Я упоминал уже, что Игорь Васильевич редко рассказывал о себе, во всяком случае о своих переживаниях. Суждения о его взглядах складывались у меня постепенно, из многих наблюдений, из отдельных оброненных им фраз, и, пожалуй, больше всего из тех странных разговоров, когда я, обычно поздно вечером, рассказывал ему что–нибудь, а он молчал и, казалось, рассеянно слушал. Однако на его лице, чрезвычайно подвижном и выразительном, и особенно в глазах, удивительных, темных, внимательных глазах, которые, казалось, проникали в самую душу собеседника, можно было безошибочно прочесть его отношение к тому, что он слышал, — интерес, безразличие, недоверие.
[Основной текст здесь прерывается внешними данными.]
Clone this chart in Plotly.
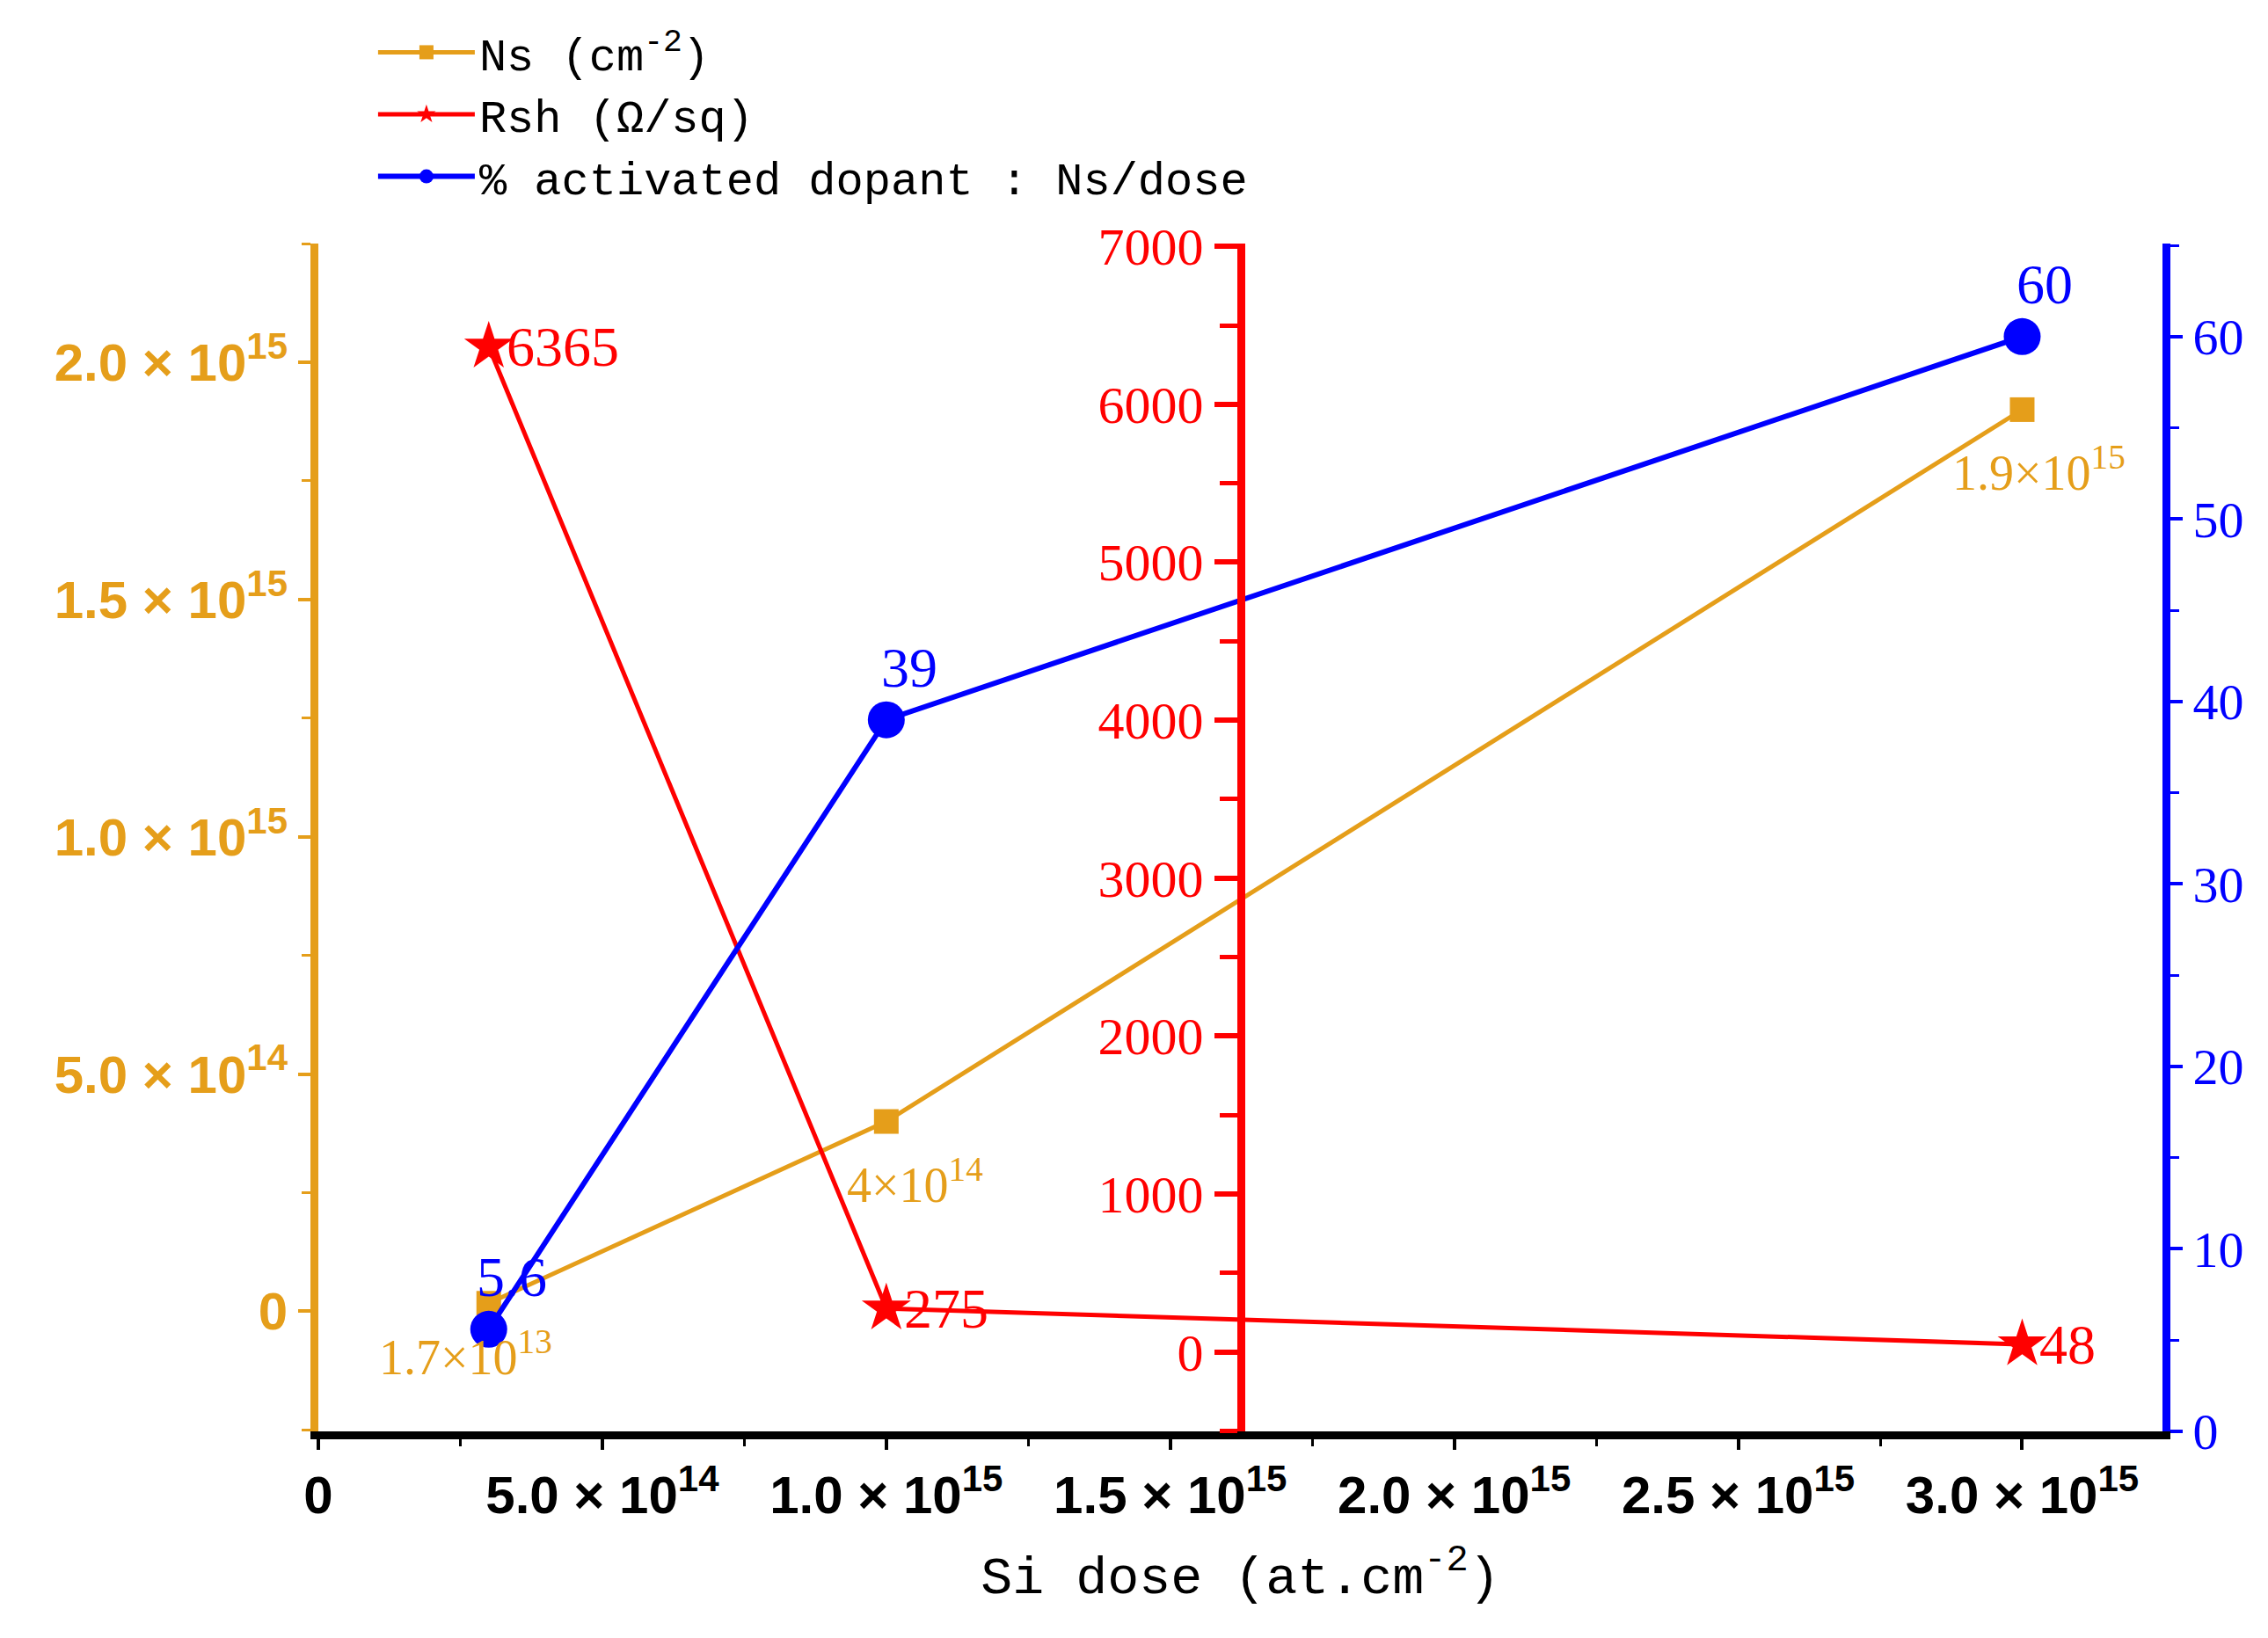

Курчатов, по–видимому, необычайно тонко чувствовал людей, мгновенно и точно угадывая их сущность. Именно это качество Игоря Васильевича — способность быстро и безошибочно оценивать любые явления, будь это живой человек или предложенная его вниманию новая идея, — позволяло ему в одно и то же время заниматься множеством самых различных, чрезвычайно ответственных дел, связанных с атомной проблемой, и принимать правильные и смелые решения. Собранный, живой и веселый, Борода был, наверное, для всех, кто его знал, высшим образцом организованности. Он совершенно особенным образом влиял на соприкасавшихся с ним людей, на которых как бы переходила частица его сильного, стремительного духа, не отступавшего ни перед какими препятствиями. Курчатов как–то по–своему умел чувствовать время и подчинять его себе: в течение немногих лет под его руководством были решены колоссальные по объему научно–технические задачи, и наша страна получила ядерное оружие.
Однажды — было это в самом начале 1957 года — я налаживал микроскоп, а Игорь Васильевич присел на край соседнего стола, упершись ногами в пол и засунув руку в карман. Я временами посматривал на него — он сильно изменился, постарел и выглядел больным.